> [Work required]: Repeat, exactly and in full, the lines of the listing below, but without any pictures.

> [Material]:
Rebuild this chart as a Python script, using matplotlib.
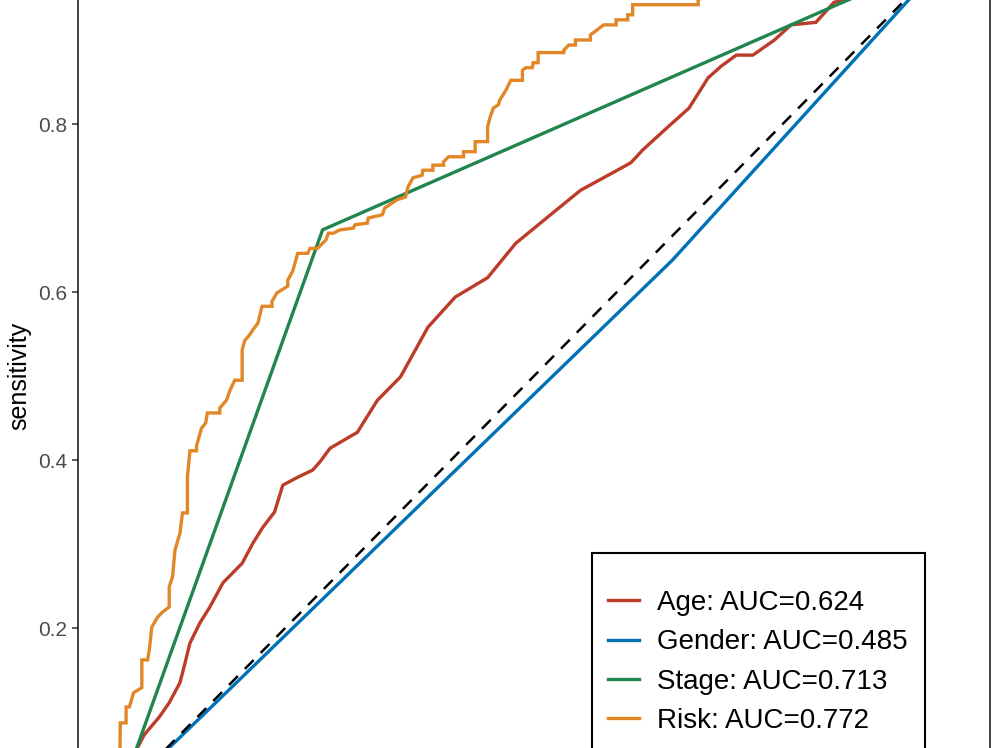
import matplotlib
matplotlib.use("Agg")
import matplotlib.pyplot as plt
from matplotlib.patches import Rectangle

plt.rcParams["font.family"] = ["Liberation Sans", "DejaVu Sans"]

# ROC curves: false positive rate (1 - specificity) and sensitivity
age_fpr = [0.0, 0.012, 0.022, 0.030, 0.048, 0.060, 0.073, 0.079, 0.085, 0.097, 0.109, 0.125,
           0.148, 0.161, 0.173, 0.187, 0.197, 0.214, 0.233, 0.242, 0.254, 0.287, 0.311, 0.339,
           0.372, 0.405, 0.444, 0.478, 0.520, 0.556, 0.595, 0.617, 0.631, 0.661, 0.687, 0.710,
           0.726, 0.744, 0.764, 0.790, 0.810, 0.840, 0.862, 0.879, 0.930, 1.0]
age_tpr = [0.0, 0.030, 0.058, 0.073, 0.094, 0.111, 0.135, 0.158, 0.182, 0.206, 0.225, 0.254,
           0.277, 0.301, 0.320, 0.338, 0.370, 0.379, 0.388, 0.398, 0.414, 0.433, 0.471, 0.499,
           0.558, 0.594, 0.617, 0.658, 0.692, 0.721, 0.742, 0.754, 0.769, 0.796, 0.819, 0.855,
           0.869, 0.882, 0.882, 0.900, 0.918, 0.921, 0.945, 0.948, 0.970, 1.0]

gender_fpr = [0.0, 0.667, 1.0]
gender_tpr = [0.0, 0.638, 1.0]

stage_fpr = [0.0, 0.245, 1.0]
stage_tpr = [0.0, 0.674, 1.0]

risk_fpr = [0.0, 0.001, 0.008, 0.008, 0.012, 0.017, 0.027, 0.027, 0.034, 0.036, 0.039, 0.046,
            0.052, 0.060, 0.060, 0.064, 0.067, 0.073, 0.076, 0.082, 0.082, 0.085, 0.093, 0.093,
            0.099, 0.104, 0.106, 0.121, 0.121, 0.129, 0.133, 0.139, 0.148, 0.148, 0.151, 0.157,
            0.161, 0.167, 0.172, 0.184, 0.184, 0.190, 0.203, 0.203, 0.209, 0.215, 0.227, 0.230,
            0.239, 0.245, 0.249, 0.252, 0.258, 0.266, 0.282, 0.284, 0.299, 0.300, 0.317, 0.320,
            0.326, 0.335, 0.345, 0.348, 0.354, 0.365, 0.366, 0.378, 0.378, 0.391, 0.391, 0.397,
            0.415, 0.415, 0.429, 0.429, 0.444, 0.444, 0.447, 0.451, 0.457, 0.459, 0.466, 0.472,
            0.486, 0.486, 0.490, 0.498, 0.499, 0.505, 0.505, 0.536, 0.536, 0.542, 0.550, 0.550,
            0.568, 0.568, 0.584, 0.599, 0.599, 0.613, 0.613, 0.619, 0.619, 0.698, 0.698, 0.750,
            0.850, 1.0]
risk_tpr = [0.0, 0.087, 0.087, 0.106, 0.106, 0.123, 0.129, 0.162, 0.162, 0.174, 0.201, 0.213,
            0.219, 0.225, 0.249, 0.261, 0.293, 0.313, 0.337, 0.337, 0.380, 0.411, 0.411, 0.417,
            0.438, 0.444, 0.456, 0.456, 0.462, 0.471, 0.482, 0.495, 0.495, 0.531, 0.542, 0.549,
            0.555, 0.563, 0.583, 0.583, 0.589, 0.599, 0.607, 0.614, 0.625, 0.646, 0.646, 0.652,
            0.652, 0.658, 0.662, 0.670, 0.670, 0.674, 0.676, 0.680, 0.682, 0.688, 0.692, 0.700,
            0.704, 0.710, 0.713, 0.725, 0.736, 0.739, 0.745, 0.745, 0.751, 0.751, 0.755, 0.761,
            0.761, 0.767, 0.767, 0.779, 0.779, 0.796, 0.808, 0.819, 0.823, 0.829, 0.840, 0.852,
            0.852, 0.864, 0.867, 0.867, 0.873, 0.873, 0.885, 0.885, 0.888, 0.894, 0.894, 0.900,
            0.900, 0.906, 0.918, 0.918, 0.924, 0.924, 0.930, 0.930, 0.942, 0.942, 0.948, 0.975,
            0.990, 1.0]

labels = ["Age: AUC=0.624", "Gender: AUC=0.485", "Stage: AUC=0.713", "Risk: AUC=0.772"]
colors = ["#BC3C29", "#0072B5", "#20854E", "#E18727"]
y_ticks = [0.2, 0.4, 0.6, 0.8]


def main():
    fig = plt.figure(figsize=(9.98, 7.48), dpi=100)
    # the visible picture is a crop of a taller panel
    ax = fig.add_axes([78 / 998, -90 / 748, 912 / 998, 924 / 748])

    curves = [(age_fpr, age_tpr), (gender_fpr, gender_tpr),
              (stage_fpr, stage_tpr), (risk_fpr, risk_tpr)]
    for (fx, fy), lab, col in zip(curves, labels, colors):
        ax.plot(fx, fy, color=col, lw=2.4, label=lab, solid_joinstyle="miter")
    ax.plot([0, 1], [0, 1], color="black", lw=1.8, linestyle=(0, (5, 4)))

    ax.set_xlim(-0.05, 1.05)
    ax.set_ylim(-0.05, 1.05)
    ax.set_yticks(y_ticks)
    ax.set_yticklabels([f"{v:.1f}" for v in y_ticks])
    ax.set_xticks([0.0, 0.25, 0.5, 0.75, 1.0])
    ax.tick_params(colors="#333333", labelcolor="#4D4D4D", labelsize=15, length=4.5, width=1.1, pad=3)
    ax.tick_params(axis="x", labelbottom=False)
    ax.set_ylabel("sensitivity", fontsize=18, labelpad=5)
    for s in ax.spines.values():
        s.set_color("#222222")
        s.set_linewidth(1.2)

    # legend box (its lower part lies outside the crop)
    box = Rectangle((592 / 998, -30 / 748), 333 / 998, 225 / 748, transform=fig.transFigure,
                    facecolor="white", edgecolor="black", lw=1.5, zorder=4, clip_on=False)
    ax.add_patch(box)
    leg = ax.legend(loc="upper left", bbox_to_anchor=(608 / 998, 1 - 590 / 748),
                    bbox_transform=fig.transFigure, fontsize=20, frameon=False,
                    handlelength=1.1, handletextpad=0.65, labelspacing=0.48,
                    borderpad=0.0, borderaxespad=0)
    leg.set_zorder(6)

    fig.savefig("out.png", dpi=100)
    plt.close(fig)


if __name__ == "__main__":
    main()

> [Written solution]:
Rebuild this chart as a Python script, using matplotlib.
import matplotlib
matplotlib.use("Agg")
import matplotlib.pyplot as plt
from matplotlib.patches import Rectangle

plt.rcParams["font.family"] = ["Liberation Sans", "DejaVu Sans"]

# ROC curves: false positive rate (1 - specificity) and sensitivity
age_fpr = [0.0, 0.012, 0.022, 0.030, 0.048, 0.060, 0.073, 0.079, 0.085, 0.097, 0.109, 0.125,
           0.148, 0.161, 0.173, 0.187, 0.197, 0.214, 0.233, 0.242, 0.254, 0.287, 0.311, 0.339,
           0.372, 0.405, 0.444, 0.478, 0.520, 0.556, 0.595, 0.617, 0.631, 0.661, 0.687, 0.710,
           0.726, 0.744, 0.764, 0.790, 0.810, 0.840, 0.862, 0.879, 0.930, 1.0]
age_tpr = [0.0, 0.030, 0.058, 0.073, 0.094, 0.111, 0.135, 0.158, 0.182, 0.206, 0.225, 0.254,
           0.277, 0.301, 0.320, 0.338, 0.370, 0.379, 0.388, 0.398, 0.414, 0.433, 0.471, 0.499,
           0.558, 0.594, 0.617, 0.658, 0.692, 0.721, 0.742, 0.754, 0.769, 0.796, 0.819, 0.855,
           0.869, 0.882, 0.882, 0.900, 0.918, 0.921, 0.945, 0.948, 0.970, 1.0]

gender_fpr = [0.0, 0.667, 1.0]
gender_tpr = [0.0, 0.638, 1.0]

stage_fpr = [0.0, 0.245, 1.0]
stage_tpr = [0.0, 0.674, 1.0]

risk_fpr = [0.0, 0.001, 0.008, 0.008, 0.012, 0.017, 0.027, 0.027, 0.034, 0.036, 0.039, 0.046,
            0.052, 0.060, 0.060, 0.064, 0.067, 0.073, 0.076, 0.082, 0.082, 0.085, 0.093, 0.093,
            0.099, 0.104, 0.106, 0.121, 0.121, 0.129, 0.133, 0.139, 0.148, 0.148, 0.151, 0.157,
            0.161, 0.167, 0.172, 0.184, 0.184, 0.190, 0.203, 0.203, 0.209, 0.215, 0.227, 0.230,
            0.239, 0.245, 0.249, 0.252, 0.258, 0.266, 0.282, 0.284, 0.299, 0.300, 0.317, 0.320,
            0.326, 0.335, 0.345, 0.348, 0.354, 0.365, 0.366, 0.378, 0.378, 0.391, 0.391, 0.397,
            0.415, 0.415, 0.429, 0.429, 0.444, 0.444, 0.447, 0.451, 0.457, 0.459, 0.466, 0.472,
            0.486, 0.486, 0.490, 0.498, 0.499, 0.505, 0.505, 0.536, 0.536, 0.542, 0.550, 0.550,
            0.568, 0.568, 0.584, 0.599, 0.599, 0.613, 0.613, 0.619, 0.619, 0.698, 0.698, 0.750,
            0.850, 1.0]
risk_tpr = [0.0, 0.087, 0.087, 0.106, 0.106, 0.123, 0.129, 0.162, 0.162, 0.174, 0.201, 0.213,
            0.219, 0.225, 0.249, 0.261, 0.293, 0.313, 0.337, 0.337, 0.380, 0.411, 0.411, 0.417,
            0.438, 0.444, 0.456, 0.456, 0.462, 0.471, 0.482, 0.495, 0.495, 0.531, 0.542, 0.549,
            0.555, 0.563, 0.583, 0.583, 0.589, 0.599, 0.607, 0.614, 0.625, 0.646, 0.646, 0.652,
            0.652, 0.658, 0.662, 0.670, 0.670, 0.674, 0.676, 0.680, 0.682, 0.688, 0.692, 0.700,
            0.704, 0.710, 0.713, 0.725, 0.736, 0.739, 0.745, 0.745, 0.751, 0.751, 0.755, 0.761,
            0.761, 0.767, 0.767, 0.779, 0.779, 0.796, 0.808, 0.819, 0.823, 0.829, 0.840, 0.852,
            0.852, 0.864, 0.867, 0.867, 0.873, 0.873, 0.885, 0.885, 0.888, 0.894, 0.894, 0.900,
            0.900, 0.906, 0.918, 0.918, 0.924, 0.924, 0.930, 0.930, 0.942, 0.942, 0.948, 0.975,
            0.990, 1.0]

labels = ["Age: AUC=0.624", "Gender: AUC=0.485", "Stage: AUC=0.713", "Risk: AUC=0.772"]
colors = ["#BC3C29", "#0072B5", "#20854E", "#E18727"]
y_ticks = [0.2, 0.4, 0.6, 0.8]


def main():
    fig = plt.figure(figsize=(9.98, 7.48), dpi=100)
    # the visible picture is a crop of a taller panel
    ax = fig.add_axes([78 / 998, -90 / 748, 912 / 998, 924 / 748])

    curves = [(age_fpr, age_tpr), (gender_fpr, gender_tpr),
              (stage_fpr, stage_tpr), (risk_fpr, risk_tpr)]
    for (fx, fy), lab, col in zip(curves, labels, colors):
        ax.plot(fx, fy, color=col, lw=2.4, label=lab, solid_joinstyle="miter")
    ax.plot([0, 1], [0, 1], color="black", lw=1.8, linestyle=(0, (5, 4)))

    ax.set_xlim(-0.05, 1.05)
    ax.set_ylim(-0.05, 1.05)
    ax.set_yticks(y_ticks)
    ax.set_yticklabels([f"{v:.1f}" for v in y_ticks])
    ax.set_xticks([0.0, 0.25, 0.5, 0.75, 1.0])
    ax.tick_params(colors="#333333", labelcolor="#4D4D4D", labelsize=15, length=4.5, width=1.1, pad=3)
    ax.tick_params(axis="x", labelbottom=False)
    ax.set_ylabel("sensitivity", fontsize=18, labelpad=5)
    for s in ax.spines.values():
        s.set_color("#222222")
        s.set_linewidth(1.2)

    # legend box (its lower part lies outside the crop)
    box = Rectangle((592 / 998, -30 / 748), 333 / 998, 225 / 748, transform=fig.transFigure,
                    facecolor="white", edgecolor="black", lw=1.5, zorder=4, clip_on=False)
    ax.add_patch(box)
    leg = ax.legend(loc="upper left", bbox_to_anchor=(608 / 998, 1 - 590 / 748),
                    bbox_transform=fig.transFigure, fontsize=20, frameon=False,
                    handlelength=1.1, handletextpad=0.65, labelspacing=0.48,
                    borderpad=0.0, borderaxespad=0)
    leg.set_zorder(6)

    fig.savefig("out.png", dpi=100)
    plt.close(fig)


if __name__ == "__main__":
    main()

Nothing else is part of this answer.